**TASK PROMPT:**
A single run of lines is to be printed exactly: starting at the line with "Generate a Python" and ending at the line with "showlegend=False))", both included. Leave the pictures out.
——
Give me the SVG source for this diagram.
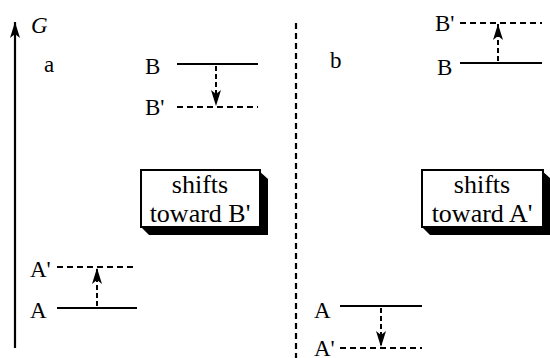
<svg xmlns="http://www.w3.org/2000/svg" width="550" height="358" viewBox="0 0 550 358" font-family="Liberation Serif, Times New Roman, serif" font-size="23">
<defs>
<style>
.solid{stroke:#000;stroke-width:2.2;fill:none}
.dash{stroke:#000;stroke-width:2.2;fill:none;stroke-dasharray:6 4}
.stem{stroke:#000;stroke-width:2;fill:none;stroke-dasharray:5 3}
.box{fill:#fff;stroke:#000;stroke-width:2}
.shadow{fill:#000}
</style>
<marker id="ah" viewBox="0 0 16 10" refX="16" refY="5" markerWidth="16" markerHeight="10" markerUnits="userSpaceOnUse" orient="auto">
<path d="M0,0 L16,5 L0,10 L4,5 Z" fill="#000"/>
</marker>
</defs>
<g id="axis">
<line x1="15" y1="348" x2="15" y2="22" class="solid" marker-end="url(#ah)"/>
<text x="31" y="33" font-style="italic" font-size="23">G</text>
</g>
<g id="divider">
<line x1="296" y1="23" x2="296" y2="358" class="dash" stroke-width="2.5"/>
</g>
<g id="panel-a">
<text x="44" y="72">a</text>
<g id="level-B-a">
<text x="145" y="74">B</text>
<line x1="177" y1="64" x2="258" y2="64" class="solid"/>
</g>
<g id="level-Bp-a">
<text x="145" y="115">B'</text>
<line x1="177" y1="107" x2="258" y2="107" class="dash"/>
</g>
<g id="level-Ap-a">
<text x="30" y="277">A'</text>
<line x1="57" y1="267" x2="137" y2="267" class="dash"/>
</g>
<g id="level-A-a">
<text x="30" y="318">A</text>
<line x1="57" y1="308" x2="137" y2="308" class="solid"/>
</g>
<g id="box-a">
<polygon class="shadow" points="258,170 268,179 268,235 149,235 141,227"/>
<rect class="box" x="141" y="170" width="119" height="57"/>
<text x="200" y="193" text-anchor="middle" font-size="26">shifts</text>
<text x="200" y="222" text-anchor="middle" font-size="26">toward B'</text>
</g>
</g>
<g id="panel-b">
<text x="330" y="68">b</text>
<g id="level-Bp-b">
<text x="435" y="31">B'</text>
<line x1="460" y1="23" x2="542" y2="23" class="dash"/>
</g>
<g id="level-B-b">
<text x="437" y="75">B</text>
<line x1="460" y1="63" x2="542" y2="63" class="solid"/>
</g>
<g id="level-A-b">
<text x="314" y="318">A</text>
<line x1="340" y1="306" x2="422" y2="306" class="solid"/>
</g>
<g id="level-Ap-b">
<text x="314" y="356">A'</text>
<line x1="340" y1="348" x2="422" y2="348" class="dash"/>
</g>
<g id="box-b">
<polygon class="shadow" points="541,170 551,179 551,235 430,235 422,227"/>
<rect class="box" x="422" y="170" width="121" height="57"/>
<text x="482" y="193" text-anchor="middle" font-size="26">shifts</text>
<text x="482" y="222" text-anchor="middle" font-size="26">toward A'</text>
</g>
</g>
<g id="connectors">
<line x1="216" y1="66" x2="216" y2="106" class="stem" marker-end="url(#ah)"/>
<line x1="97" y1="306" x2="97" y2="268" class="stem" marker-end="url(#ah)"/>
<line x1="498" y1="61" x2="498" y2="24" class="stem" marker-end="url(#ah)"/>
<line x1="381" y1="308" x2="381" y2="347" class="stem" marker-end="url(#ah)"/>
</g>
</svg>
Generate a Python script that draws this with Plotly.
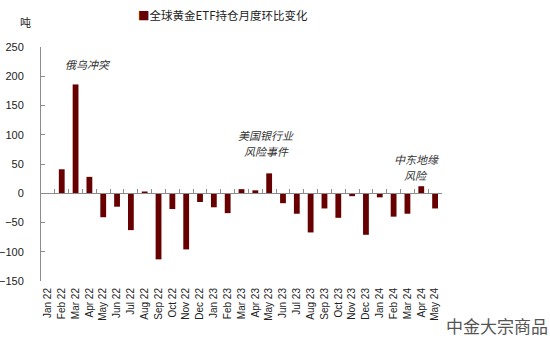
import plotly.graph_objects as go

# Monthly change in global gold ETF holdings (tonnes)
months = ["Jan 22", "Feb 22", "Mar 22", "Apr 22", "May 22", "Jun 22", "Jul 22", "Aug 22",
          "Sep 22", "Oct 22", "Nov 22", "Dec 22", "Jan 23", "Feb 23", "Mar 23", "Apr 23",
          "May 23", "Jun 23", "Jul 23", "Aug 23", "Sep 23", "Oct 23", "Nov 23", "Dec 23",
          "Jan 24", "Feb 24", "Mar 24", "Apr 24", "May 24"]
changes = [0, 41, 186, 28, -41, -23, -63, 3,
           -113, -27, -96, -15, -24, -34, 7, 5,
           34, -17, -35, -67, -26, -42, -5, -71,
           -7, -40, -35, 12, -26]
series_name = "全球黄金ETF持仓月度环比变化"
unit_label = "吨"
source_label = "中金大宗商品"
# event notes: (x position in months, y value of each text line, text lines)
events = [
    (2.9, [221], ["俄乌冲突"]),
    (15.8, [100, 73], ["美国银行业", "风险事件"]),
    (26.65, [59, 32], ["中东地缘", "风险"]),
]
y_ticks = [-150, -100, -50, 0, 50, 100, 150, 200, 250]

bar_color = "#670000"
axis_color = "#8c8c8c"
latin = "Liberation Sans, Arial, sans-serif"
cjk = "Noto Sans CJK SC, sans-serif"

fig = go.Figure()
fig.add_trace(go.Bar(
    x=list(range(len(months))), y=changes, name=series_name,
    marker=dict(color=bar_color, line=dict(width=0)),
    width=0.42, showlegend=False,
))

# invisible trace on the secondary x axis so the zero line axis is drawn
fig.add_trace(go.Scatter(x=[-0.5, len(months) - 0.5], y=[0, 0], xaxis="x2",
                         mode="lines", line=dict(width=0), hoverinfo="skip",
                         showlegend=False))

n = len(months)
y_min, y_max = -150, 250
zero_pos = (0 - y_min) / (y_max - y_min)

fig.update_layout(
    width=550, height=345,
    margin=dict(l=41, r=108, t=47, b=64),
    plot_bgcolor="white", paper_bgcolor="white",
    xaxis=dict(
        range=[-0.5, n - 0.5], automargin=False,
        tickmode="array", tickvals=list(range(n)), ticktext=months,
        tickangle=-90, showline=False, ticks="", showgrid=False, zeroline=False,
        tickfont=dict(family=latin, size=10, color="#222"),
        ticklabelstandoff=4,
    ),
    xaxis2=dict(
        range=[-0.5, n - 0.5], overlaying="x", anchor="free", position=zero_pos,
        side="bottom", showticklabels=False, showgrid=False, zeroline=False,
        showline=True, linecolor=axis_color, linewidth=1,
        tickmode="array", tickvals=[i - 0.5 for i in range(n + 1)],
        ticks="inside", ticklen=4, tickcolor=axis_color, tickwidth=1,
    ),
    yaxis=dict(
        range=[y_min, y_max], tickvals=y_ticks, automargin=False,
        showline=True, linecolor=axis_color, linewidth=1,
        ticks="inside", ticklen=4, tickcolor=axis_color,
        showgrid=False, zeroline=False,
        tickfont=dict(family=latin, size=11, color="#222"),
        ticklabelstandoff=14,
    ),
)

annotations = [
    dict(xref="paper", yref="paper", x=-0.038, y=1.107, xanchor="center", yanchor="middle",
         text=unit_label, showarrow=False, font=dict(family=cjk, size=11, color="#222")),
    dict(xref="paper", yref="paper", x=0.238, y=1.137, xanchor="left", yanchor="middle",
         text=f"<span style='color:{bar_color}'>■</span>{series_name}", showarrow=False,
         font=dict(family=cjk, size=11.5, color="#222")),
    dict(xref="paper", yref="paper", x=1.27, y=-0.19, xanchor="right", yanchor="middle",
         text=source_label, showarrow=False, font=dict(family=cjk, size=17, color="#555")),
]
for ex, ey_list, lines in events:
    for ey, line in zip(ey_list, lines):
        annotations.append(dict(x=ex, y=ey, xref="x", yref="y", text=f"<i>{line}</i>",
                                showarrow=False, xanchor="center", yanchor="middle",
                                font=dict(family=cjk, size=11, color="#333")))
fig.update_layout(annotations=annotations)

fig.write_html("out.html")
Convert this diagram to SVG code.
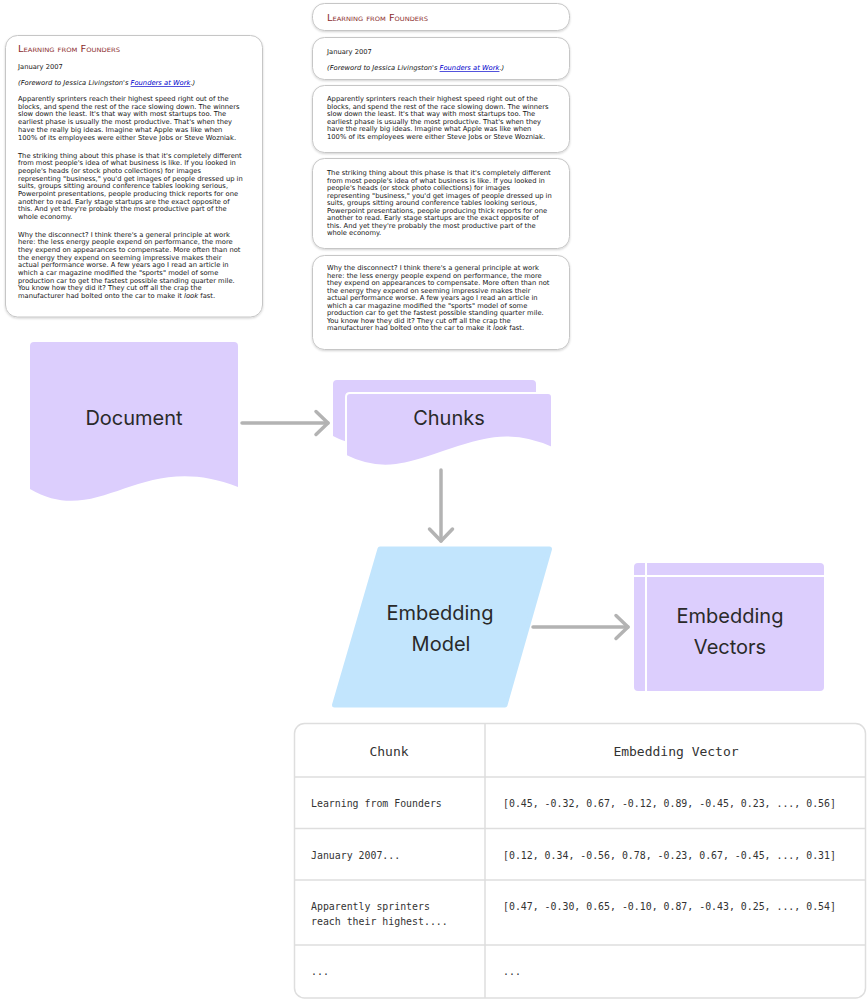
<svg xmlns="http://www.w3.org/2000/svg" width="867" height="1000" viewBox="0 0 867 1000">
<defs>
<filter id="sh" x="-5%" y="-5%" width="110%" height="115%">
<feDropShadow dx="0" dy="1" stdDeviation="1.2" flood-color="#000" flood-opacity="0.18"/>
</filter>
<marker id="chev" markerUnits="userSpaceOnUse" markerWidth="30" markerHeight="30" viewBox="-15 -15 30 30" refX="0" refY="0" orient="auto">
<path d="M-12,-11.5 L0,0 L-12,11.5" fill="none" stroke="#b3b3b3" stroke-width="3.5" stroke-linecap="round" stroke-linejoin="round"/>
</marker>
</defs>
<style>
.card{fill:#fff;stroke:#c6c6c6;stroke-width:1}
.t{font-family:"DejaVu Sans",Verdana,sans-serif;font-size:6.75px;fill:#151515}
.ti{font-family:"DejaVu Sans",Verdana,sans-serif;font-size:8.8px;fill:#8b2e2e;font-variant:small-caps}
.it{font-style:italic}
.lk{fill:#0000cc;text-decoration:underline}
.lbl{font-family:Inter,"Liberation Sans",sans-serif;font-size:20px;fill:#2a2a2a;text-anchor:middle}
.purple{fill:#dccefd}
.conn{fill:none;stroke:#b3b3b3;stroke-width:3.5;stroke-linecap:round;marker-end:url(#chev)}
.grid{fill:none;stroke:#dedede;stroke-width:1.5}
.mh{font-family:"DejaVu Sans Mono","Liberation Mono",monospace;font-size:13px;fill:#333;text-anchor:middle}
.mb{font-family:"DejaVu Sans Mono","Liberation Mono",monospace;font-size:9.9px;fill:#333}
</style>

<g id="source-document">
<rect class="card" x="5.5" y="35.5" width="257" height="281.5" rx="12" filter="url(#sh)"/>
<text class="ti" x="18" y="52.2" textLength="102" lengthAdjust="spacingAndGlyphs">Learning from Founders</text>
<text class="t" x="18" y="68.8">January 2007</text>
<text class="t it" x="18" y="85.3">(Foreword to Jessica Livingston's <tspan class="lk">Founders at Work</tspan>.)</text>
<text class="t" x="18" y="101">Apparently sprinters reach their highest speed right out of the</text>
<text class="t" x="18" y="108.7">blocks, and spend the rest of the race slowing down. The winners</text>
<text class="t" x="18" y="116.4">slow down the least. It's that way with most startups too. The</text>
<text class="t" x="18" y="124.1">earliest phase is usually the most productive. That's when they</text>
<text class="t" x="18" y="131.8">have the really big ideas. Imagine what Apple was like when</text>
<text class="t" x="18" y="139.5">100% of its employees were either Steve Jobs or Steve Wozniak.</text>
<text class="t" x="18" y="157.5">The striking thing about this phase is that it's completely different</text>
<text class="t" x="18" y="165.2">from most people's idea of what business is like. If you looked in</text>
<text class="t" x="18" y="172.9">people's heads (or stock photo collections) for images</text>
<text class="t" x="18" y="180.6">representing "business," you'd get images of people dressed up in</text>
<text class="t" x="18" y="188.3">suits, groups sitting around conference tables looking serious,</text>
<text class="t" x="18" y="196">Powerpoint presentations, people producing thick reports for one</text>
<text class="t" x="18" y="203.7">another to read. Early stage startups are the exact opposite of</text>
<text class="t" x="18" y="211.4">this. And yet they're probably the most productive part of the</text>
<text class="t" x="18" y="219.1">whole economy.</text>
<text class="t" x="18" y="236.5">Why the disconnect? I think there's a general principle at work</text>
<text class="t" x="18" y="244.2">here: the less energy people expend on performance, the more</text>
<text class="t" x="18" y="251.9">they expend on appearances to compensate. More often than not</text>
<text class="t" x="18" y="259.6">the energy they expend on seeming impressive makes their</text>
<text class="t" x="18" y="267.3">actual performance worse. A few years ago I read an article in</text>
<text class="t" x="18" y="275">which a car magazine modified the "sports" model of some</text>
<text class="t" x="18" y="282.7">production car to get the fastest possible standing quarter mile.</text>
<text class="t" x="18" y="290.4">You know how they did it? They cut off all the crap the</text>
<text class="t" x="18" y="298.1">manufacturer had bolted onto the car to make it <tspan class="it">look</tspan> fast.</text>
</g>

<g id="chunk-title">
<rect class="card" x="312.5" y="3.5" width="257" height="27" rx="12" filter="url(#sh)"/>
<text class="ti" x="327" y="20.5" textLength="101" lengthAdjust="spacingAndGlyphs">Learning from Founders</text>
</g>
<g id="chunk-date">
<rect class="card" x="312.5" y="37.5" width="257" height="42" rx="12" filter="url(#sh)"/>
<text class="t" x="327" y="54.3">January 2007</text>
<text class="t it" x="327" y="70">(Foreword to Jessica Livingston's <tspan class="lk">Founders at Work</tspan>.)</text>
</g>
<g id="chunk-p1">
<rect class="card" x="312.5" y="85.5" width="257" height="67" rx="12" filter="url(#sh)"/>
<text class="t" x="327" y="101">Apparently sprinters reach their highest speed right out of the</text>
<text class="t" x="327" y="108.5">blocks, and spend the rest of the race slowing down. The winners</text>
<text class="t" x="327" y="116">slow down the least. It's that way with most startups too. The</text>
<text class="t" x="327" y="123.5">earliest phase is usually the most productive. That's when they</text>
<text class="t" x="327" y="131">have the really big ideas. Imagine what Apple was like when</text>
<text class="t" x="327" y="138.5">100% of its employees were either Steve Jobs or Steve Wozniak.</text>
</g>
<g id="chunk-p2">
<rect class="card" x="312.5" y="158.5" width="257" height="90" rx="12" filter="url(#sh)"/>
<text class="t" x="327" y="175.2">The striking thing about this phase is that it's completely different</text>
<text class="t" x="327" y="182.7">from most people's idea of what business is like. If you looked in</text>
<text class="t" x="327" y="190.2">people's heads (or stock photo collections) for images</text>
<text class="t" x="327" y="197.7">representing "business," you'd get images of people dressed up in</text>
<text class="t" x="327" y="205.2">suits, groups sitting around conference tables looking serious,</text>
<text class="t" x="327" y="212.7">Powerpoint presentations, people producing thick reports for one</text>
<text class="t" x="327" y="220.2">another to read. Early stage startups are the exact opposite of</text>
<text class="t" x="327" y="227.7">this. And yet they're probably the most productive part of the</text>
<text class="t" x="327" y="235.2">whole economy.</text>
</g>
<g id="chunk-p3">
<rect class="card" x="312.5" y="255.5" width="257" height="94" rx="12" filter="url(#sh)"/>
<text class="t" x="327" y="270.3">Why the disconnect? I think there's a general principle at work</text>
<text class="t" x="327" y="277.8">here: the less energy people expend on performance, the more</text>
<text class="t" x="327" y="285.3">they expend on appearances to compensate. More often than not</text>
<text class="t" x="327" y="292.8">the energy they expend on seeming impressive makes their</text>
<text class="t" x="327" y="300.3">actual performance worse. A few years ago I read an article in</text>
<text class="t" x="327" y="307.8">which a car magazine modified the "sports" model of some</text>
<text class="t" x="327" y="315.3">production car to get the fastest possible standing quarter mile.</text>
<text class="t" x="327" y="322.8">You know how they did it? They cut off all the crap the</text>
<text class="t" x="327" y="330.3">manufacturer had bolted onto the car to make it <tspan class="it">look</tspan> fast.</text>
</g>

<g id="document">
<path class="purple" d="M30,346 Q30,342 34,342 H234 Q238,342 238,346 V487 C140,448 100,530 30,489 Z"/>
<text class="lbl" x="134" y="424.5">Document</text>
</g>

<g id="chunks">
<path class="purple" d="M333,384 Q333,380 337,380 H532 Q536,380 536,384 V428 C455,389 405,473 333,436 Z"/>
<path class="purple" stroke="#fff" stroke-width="2" d="M346,397 Q346,393 350,393 H548 Q552,393 552,397 V448 C470,409 418,493 346,456 Z"/>
<text class="lbl" x="449" y="425">Chunks</text>
</g>

<g id="embedding-model">
<path d="M380,549 L549.5,549 L505,705 L334.5,705 Z" fill="#c2e5fd" stroke="#c2e5fd" stroke-width="5" stroke-linejoin="round"/>
<text class="lbl" x="440" y="619.5">Embedding</text>
<text class="lbl" x="441" y="650.5">Model</text>
</g>

<g id="embedding-vectors">
<rect class="purple" x="634" y="563" width="190" height="128" rx="4"/>
<line x1="646" y1="563" x2="646" y2="691" stroke="#fff" stroke-width="2"/>
<line x1="634" y1="576" x2="824" y2="576" stroke="#fff" stroke-width="2"/>
<text class="lbl" x="730" y="623">Embedding</text>
<text class="lbl" x="730" y="654">Vectors</text>
</g>

<g id="connectors">
<line class="conn" x1="242" y1="423" x2="328" y2="423"/>
<line class="conn" x1="441" y1="470" x2="441" y2="541"/>
<line class="conn" x1="533" y1="627" x2="628" y2="627"/>
</g>

<g id="table">
<rect x="294.5" y="723.5" width="571" height="274.5" rx="10" fill="#fff" stroke="#dedede" stroke-width="1.5"/>
<path class="grid" d="M485,724 V998 M295,777 H865 M295,828.5 H865 M295,880 H865 M295,945 H865"/>
<text class="mh" x="389" y="755.5">Chunk</text>
<text class="mh" x="676" y="755.5">Embedding Vector</text>
<text class="mb" x="311" y="806.5">Learning from Founders</text>
<text class="mb" x="503" y="806.5">[0.45, -0.32, 0.67, -0.12, 0.89, -0.45, 0.23, ..., 0.56]</text>
<text class="mb" x="311" y="858.5">January 2007...</text>
<text class="mb" x="503" y="858.5">[0.12, 0.34, -0.56, 0.78, -0.23, 0.67, -0.45, ..., 0.31]</text>
<text class="mb" x="311" y="910">Apparently sprinters</text>
<text class="mb" x="311" y="925">reach their highest....</text>
<text class="mb" x="503" y="910">[0.47, -0.30, 0.65, -0.10, 0.87, -0.43, 0.25, ..., 0.54]</text>
<text class="mb" x="311" y="974.5">...</text>
<text class="mb" x="503" y="974.5">...</text>
</g>
</svg>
——
**THE COMPLETED TASK:**
Generate a Python script that draws this with Plotly.
import plotly.graph_objects as go

# Monthly change in global gold ETF holdings (tonnes)
months = ["Jan 22", "Feb 22", "Mar 22", "Apr 22", "May 22", "Jun 22", "Jul 22", "Aug 22",
          "Sep 22", "Oct 22", "Nov 22", "Dec 22", "Jan 23", "Feb 23", "Mar 23", "Apr 23",
          "May 23", "Jun 23", "Jul 23", "Aug 23", "Sep 23", "Oct 23", "Nov 23", "Dec 23",
          "Jan 24", "Feb 24", "Mar 24", "Apr 24", "May 24"]
changes = [0, 41, 186, 28, -41, -23, -63, 3,
           -113, -27, -96, -15, -24, -34, 7, 5,
           34, -17, -35, -67, -26, -42, -5, -71,
           -7, -40, -35, 12, -26]
series_name = "全球黄金ETF持仓月度环比变化"
unit_label = "吨"
source_label = "中金大宗商品"
# event notes: (x position in months, y value of each text line, text lines)
events = [
    (2.9, [221], ["俄乌冲突"]),
    (15.8, [100, 73], ["美国银行业", "风险事件"]),
    (26.65, [59, 32], ["中东地缘", "风险"]),
]
y_ticks = [-150, -100, -50, 0, 50, 100, 150, 200, 250]

bar_color = "#670000"
axis_color = "#8c8c8c"
latin = "Liberation Sans, Arial, sans-serif"
cjk = "Noto Sans CJK SC, sans-serif"

fig = go.Figure()
fig.add_trace(go.Bar(
    x=list(range(len(months))), y=changes, name=series_name,
    marker=dict(color=bar_color, line=dict(width=0)),
    width=0.42, showlegend=False,
))

# invisible trace on the secondary x axis so the zero line axis is drawn
fig.add_trace(go.Scatter(x=[-0.5, len(months) - 0.5], y=[0, 0], xaxis="x2",
                         mode="lines", line=dict(width=0), hoverinfo="skip",
                         showlegend=False))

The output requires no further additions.